Le droit des fidèles à la liberté de religion suppose que leur communauté puisse fonctionner sans ingérence arbitraire de l’État. Mais le droit à la liberté de religion ne garantit pas de « droit à la dissidence ».
La Cour européenne des droits de l’homme a prononcé ce jour un arrêt de grande importance dans l’affaire Fernández-Martínez c. Espagne (requête no 56030/07). Adopté à une très faible majorité (9 voix contre 8), la Grande Chambre réaffirme le principe de l’autonomie institutionnelle des communautés religieuses à l’égard de l’Etat.
L’affaire concernait le non-renouvellement du contrat d’un prêtre comme professeur de religion et de morale catholique suite à la publication d’un article rendant public son mariage et son appartenance à un mouvement contestant le magistère de l’Eglise catholique. En Espagne, les professeurs de religion sont agréés par leurs autorités religieuses et employés par l’Etat. Suite à cette publication, l’Evêque n’a pas renouvelé l’agrément autorisant le requérant à enseigner, ce qui a entrainé le non-renouvellement de son contrat de travail par l’Etat.
Le requérant a contesté ce non-renouvellement, estimant que la décision de l’Etat avait violé ses droits fondamentaux, en particulier le respect de sa vie privée, de sa liberté de religion, et constituait une mesure discriminatoire. L’ECLJ est intervenu dans cette affaire comme tierce partie, en son nom et comme représentant de la Conférence Episcopale Espagnole.
Cette affaire est importante en ce qu’elle porte sur les rapports entre l’Etat et l’Eglise, et en particulier sur la liberté des communautés religieuses de fonctionner conformément à leur doctrine. Il s’agissait de déterminer les limites de cette liberté, et l’étendue corrélative du pouvoir des autorités civiles à leur égard, sachant que les valeurs de l’Eglise et des autorités civiles sont parfois conflictuelles. En substance, la question était de décider si l’Eglise doit être soumise aux droits de l’homme contemporains, ou si sa liberté peut y être intégrée et respectée. Sa liberté a été sauvée, à une voix près.
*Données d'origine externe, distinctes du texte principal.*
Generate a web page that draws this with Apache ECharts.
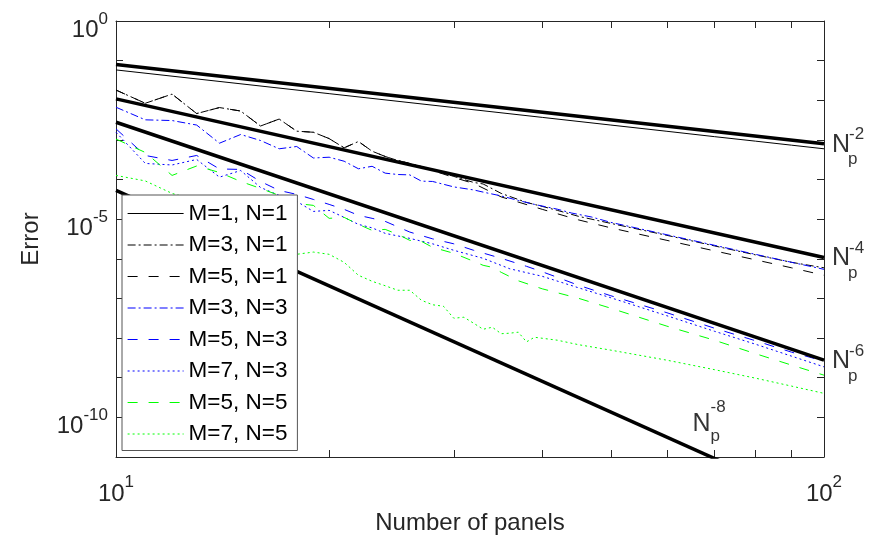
<!DOCTYPE html>
<html><head><meta charset="utf-8">
<script src="https://cdn.jsdelivr.net/npm/echarts@6/dist/echarts.min.js"></script>
<style>html,body{margin:0;padding:0;background:#fff}#c{width:875px;height:550px}</style>
</head><body><div id="c"></div>
<script>
// ---------- data ----------
const xTickVals = [10,20,30,40,50,60,70,80,90,100];
const xLabelVals = [10,100];
const yTickVals = [1e-11,1e-10,1e-9,1e-8,1e-7,1e-6,1e-5,1e-4,1e-3,1e-2,1e-1,1];
const yLabelVals = [1e-10,1e-5,1];

const seriesNames = ['M=1, N=1','M=3, N=1','M=5, N=1','M=3, N=3','M=5, N=3','M=7, N=3','M=5, N=5','M=7, N=5'];

const N_m1n1 = [10,20,30,40,50,60,70,80,90,100];
const E_m1n1 = [0.0583,0.0147,0.00656,0.0037,0.00237,0.00165,0.00121,0.000931,0.000736,0.000597];

const N_m3n1 = [10,11,12,13,14,15,16,17,18,19,20,21,22,23,24,25,26,27,28,30,32,33,35,38,40,42,45,50,60,70,80,90,100];
const E_m3n1 = [1.81e-2,8.40e-3,1.43e-2,4.62e-3,6.55e-3,5.35e-3,2.24e-3,3.36e-3,1.66e-3,1.56e-3,1.08e-3,6.32e-4,9.12e-4,5.19e-4,3.82e-4,3.03e-4,2.55e-4,2.14e-4,1.75e-4,1.20e-4,8.45e-5,7.74e-5,4.47e-5,2.65e-5,2.10e-5,1.67e-5,1.18e-5,7.83e-6,3.91e-6,2.12e-6,1.26e-6,8.16e-7,5.93e-7];

const N_m5n1 = [10,11,12,13,14,15,16,17,18,19,20,21,22,23,24,25,26,28,30,32,35,40,45,50,60,70,80,90,100];
const E_m5n1 = [1.81e-2,8.40e-3,1.43e-2,4.62e-3,6.55e-3,5.35e-3,2.24e-3,3.36e-3,1.66e-3,1.56e-3,1.08e-3,6.32e-4,9.12e-4,5.19e-4,3.82e-4,3.03e-4,2.55e-4,1.69e-4,1.13e-4,7.97e-5,3.65e-5,1.77e-5,9.60e-6,6.04e-6,2.92e-6,1.59e-6,9.44e-7,5.93e-7,3.84e-7];

const N_m3n3 = [10,11,12,13,14,15,16,17,18,19,20,21,22,23,24,25,26,27,28,30,32,33,35,37,39,42,44,47,50,60,70,80,90,100];
const E_m3n3 = [6.67e-3,3.21e-3,3.08e-3,2.37e-3,8.26e-4,1.37e-3,9.66e-4,5.97e-4,6.82e-4,3.50e-4,3.66e-4,2.90e-4,1.87e-4,2.16e-4,1.45e-4,1.34e-4,1.31e-4,9.12e-5,8.95e-5,6.52e-5,5.47e-5,4.82e-5,3.86e-5,2.97e-5,2.36e-5,1.79e-5,1.43e-5,1.13e-5,8.30e-6,4.05e-6,2.20e-6,1.30e-6,8.16e-7,5.43e-7];

const N_m5n3 = [10,11,12,13,14,15,16,17,18,19,20,21,22,23,24,26,28,30,32,35,38,40,42,45,50,60,70,80,90,100];
const E_m5n3 = [1.90e-3,4.05e-4,3.03e-4,4.05e-4,1.85e-4,1.80e-4,8.95e-5,5.31e-5,4.22e-5,3.15e-5,2.36e-5,1.77e-5,1.25e-5,1.05e-5,8.81e-6,4.73e-6,3.19e-6,2.39e-6,1.64e-6,1.03e-6,6.47e-7,4.71e-7,3.42e-7,2.15e-7,1.17e-7,4.36e-8,1.78e-8,8.59e-9,4.41e-9,2.62e-9];

const N_m7n3 = [10,11,12,13,14,15,16,17,18,19,20,21,22,23,24,26,28,30,33,36,40,45,50,60,70,80,90,100];
const E_m7n3 = [1.56e-3,2.55e-4,2.33e-4,3.21e-4,1.15e-4,1.69e-4,6.32e-5,3.97e-5,2.81e-5,1.57e-5,1.67e-5,1.11e-5,7.39e-6,6.04e-6,4.39e-6,3.28e-6,2.39e-6,1.64e-6,1.03e-6,5.60e-7,3.62e-7,1.86e-7,1.04e-7,3.66e-8,1.49e-8,7.02e-9,3.50e-9,1.88e-9];

const N_m5n5 = [10,11,12,13,14,15,16,17,18,19,20,21,22,23,24,25,26,27,28,30,32,33,34,35,37,40,45,50,60,70,80,90,100];
const E_m5n5 = [1.05e-3,4.82e-4,1.27e-4,2.20e-4,1.51e-4,8.95e-5,5.97e-5,3.97e-5,2.50e-5,2.23e-5,1.05e-5,1.11e-5,7.39e-6,5.22e-6,5.53e-6,4.14e-6,2.92e-6,2.76e-6,1.95e-6,1.38e-6,8.65e-7,6.86e-7,6.11e-7,4.57e-7,2.79e-7,1.75e-7,1.01e-7,5.66e-8,2.00e-8,8.85e-9,4.05e-9,2.08e-9,1.16e-9];

const N_m7n5 = [10,11,12,13,14,15,16,17,18,19,20,21,22,23,24,25,26,27,28,29,30,31,32,33,34,35,36,37,38,39,42,45,50,60,70,80,90,100];
const E_m7n5 = [1.27e-4,9.23e-5,4.47e-5,2.98e-5,1.48e-5,6.59e-6,3.28e-6,1.84e-6,1.30e-6,1.48e-6,1.30e-6,8.16e-7,3.84e-7,2.71e-7,2.09e-7,1.61e-7,1.61e-7,9.02e-8,6.93e-8,6.37e-8,3.17e-8,3.36e-8,2.37e-8,1.67e-8,1.88e-8,1.29e-8,1.33e-8,1.41e-8,8.02e-9,1.05e-8,8.85e-9,6.82e-9,4.96e-9,2.77e-9,1.60e-9,9.77e-10,6.14e-10,4.03e-10];

// reference slopes N_p^-2, -4, -6, -8 (values at N=10 and N=100)
const refN = [10, 100];
const ref2 = [8.04e-2, 8.04e-4];
const ref4 = [1.084e-2, 1.084e-6];
const ref6 = [2.79e-3, 2.79e-9];
const ref8 = [5.31e-5, 5.31e-13];

// reference-line annotations
const refLabelN = [100, 100, 100, 65];
const refLabelE = [8.04e-4, 1.084e-6, 2.79e-9, 7e-11];
const refLabelExp = ['-2', '-4', '-6', '-8'];

// ---------- styles ----------
const FONT = '"Liberation Sans", Arial, Helvetica, sans-serif';
const AX = '#262626';
const DASHDOT = [8,3,2,3], DASH = [10,11], DOT = [2,3];
const seriesN = [N_m1n1,N_m3n1,N_m5n1,N_m3n3,N_m5n3,N_m7n3,N_m5n5,N_m7n5];
const seriesE = [E_m1n1,E_m3n1,E_m5n1,E_m3n3,E_m5n3,E_m7n3,E_m5n5,E_m7n5];
const seriesColor = ['#000000','#000000','#000000','#0000ff','#0000ff','#0000ff','#00ff00','#00ff00'];
const seriesDash = ['solid',DASHDOT,DASH,DASHDOT,DASH,DOT,DASH,DOT];

function zip(a, b) { return a.map((v, i) => [v, b[i]]); }

const series = [];
seriesNames.forEach((nm, i) => {
  series.push({
    type: 'line', name: nm, data: zip(seriesN[i], seriesE[i]),
    symbol: 'none', showSymbol: false, clip: true, z: 2,
    lineStyle: { color: seriesColor[i], width: 1, type: seriesDash[i] },
    itemStyle: { color: seriesColor[i] },
    emphasis: { disabled: true }
  });
});
[ref2, ref4, ref6, ref8].forEach((r, i) => {
  series.push({
    type: 'line', name: 'ref' + i, data: zip(refN, r),
    symbol: 'none', showSymbol: false, clip: true, z: 3,
    lineStyle: { color: '#000', width: 3.5, type: 'solid' },
    itemStyle: { color: '#000' },
    emphasis: { disabled: true }
  });
});

// label pieces: N, superscript exponent, subscript p
const offStd = { N: [8, 1], sup: [25, -9], sub: [24, 16] };
const off8 = { N: [1, 0.5], sup: [19, -16], sub: [19, 13] };
const labelData = [];
refLabelN.forEach((n, i) => {
  const o = i === 3 ? off8 : offStd;
  const base = { show: true, position: 'inside', align: 'left', verticalAlign: 'middle', color: '#000', fontFamily: FONT };
  labelData.push({ value: [n, refLabelE[i]], label: Object.assign({}, base, { formatter: 'N', fontSize: 25, offset: o.N }) });
  labelData.push({ value: [n, refLabelE[i]], label: Object.assign({}, base, { formatter: refLabelExp[i], fontSize: 17, offset: o.sup }) });
  labelData.push({ value: [n, refLabelE[i]], label: Object.assign({}, base, { formatter: 'p', fontSize: 17, offset: o.sub }) });
});
series.push({
  type: 'scatter', name: 'labels', data: labelData, symbolSize: 1, z: 5,
  itemStyle: { color: 'rgba(0,0,0,0)' }, clip: false, emphasis: { disabled: true }, silent: true
});

const supRich = {
  b: { fontSize: 24, lineHeight: 32, verticalAlign: 'bottom', color: AX, fontFamily: FONT },
  s: { fontSize: 17, lineHeight: 14, verticalAlign: 'top', color: AX, fontFamily: FONT }
};
function powFmt(v) { return '{b|10}{s|' + Math.round(Math.log10(v)) + '}'; }

function xAx(pos, main) {
  return {
    type: 'log', logBase: 10, min: 10, max: 100, position: pos,
    axisLine: { show: true, onZero: false, lineStyle: { color: AX, width: 1 } },
    axisTick: { show: true, inside: true, length: 7, lineStyle: { color: AX, width: 1 }, customValues: xTickVals },
    minorTick: { show: false }, splitLine: { show: false },
    axisLabel: main ? { show: true, customValues: xLabelVals, formatter: powFmt, rich: supRich, margin: 17 } : { show: false },
    name: main ? 'Number of panels' : '', nameLocation: 'middle', nameGap: 54,
    nameTextStyle: { fontSize: 24, color: AX, fontFamily: FONT }
  };
}
function yAx(pos, main) {
  return {
    type: 'log', logBase: 10, min: 1e-11, max: 1, position: pos,
    axisLine: { show: true, onZero: false, lineStyle: { color: AX, width: 1 } },
    axisTick: { show: true, inside: true, length: 7, lineStyle: { color: AX, width: 1 }, customValues: yTickVals },
    minorTick: { show: false }, splitLine: { show: false },
    axisLabel: main ? { show: true, customValues: yLabelVals, formatter: powFmt, rich: supRich, margin: 8, padding: [11, 0, 0, 0] } : { show: false },
    name: main ? 'Error' : '', nameLocation: 'middle', nameGap: 73,
    nameTextStyle: { fontSize: 24, color: AX, fontFamily: FONT }
  };
}

const legendData = seriesNames.map((nm, i) => ({
  name: nm,
  itemStyle: { opacity: 0, borderWidth: 0 },
  lineStyle: { color: seriesColor[i], width: 1.2, type: seriesDash[i], opacity: 1 }
}));

const option = {
  animation: false,
  backgroundColor: '#ffffff',
  grid: { left: 116, right: 51, top: 21, bottom: 93, containLabel: false },
  xAxis: [xAx('bottom', true), xAx('top', false)],
  yAxis: [yAx('left', true), yAx('right', false)],
  legend: {
    data: legendData, orient: 'vertical', left: 122, top: 195,
    padding: [7, 10, 5, 5], itemGap: 8.5, itemWidth: 56, itemHeight: 14,
    backgroundColor: '#ffffff', borderColor: '#555', borderWidth: 1, borderRadius: 0,
    itemStyle: { opacity: 0, borderWidth: 0 },
    textStyle: { fontSize: 22.5, lineHeight: 23, color: '#000', fontFamily: FONT },
    selectedMode: false, z: 10
  },
  series: series
};
const chart = echarts.init(document.getElementById('c'));
chart.setOption(option);
</script>
</body></html>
En résumé, la Cour a réaffirmé que le droit des fidèles à la liberté de religion suppose que leur communauté puisse fonctionner paisiblement sans ingérence arbitraire de l’État, dans le respect de leur autonomie. Elle a rappelé que les autorités civiles n’ont pas à s’ériger en arbitre des conflits internes aux organisations religieuses, le droit à la liberté de religion excluant toute appréciation de la part de l’État sur la légitimité des croyances religieuses ou sur leurs modalités d’expression.
La Cour a également souligné que le droit à la liberté de religion ne garantit pas de « droit à la dissidence ». Ainsi, en cas de désaccord entre une communauté religieuse et l’un de ses membres, la liberté de religion de l’individu s’exerce par sa faculté de quitter librement la communauté. De plus, le principe d’autonomie religieuse interdit à l’État d’obliger une communauté religieuse à admettre ou exclure un individu ou à lui confier une responsabilité religieuse quelconque.
S’agissant de la relation entre la communauté et ses collaborateurs, comme en l’espèce, la Cour a confirmé que les communautés religieuses peuvent exiger un devoir de loyauté spécifique de la part des personnes qui travaillent pour elles ou qui les représentent, selon les fonctions exercées. Ce devoir est « accru » en ce qu’il porte sur le respect du magistère et dépasse donc ce qu’un employeur non-religieux peut exiger de ses collaborateurs. Ce devoir de loyauté autorise l’Eglise à exiger de ses collaborateurs le respect de son enseignement, et à sanctionner leurs manquements dans ce domaine.
Ce devoir de loyauté ne peut être invoqué par l’Eglise qu’à la condition que le collaborateur l’ait accepté en connaissance de cause et volontairement.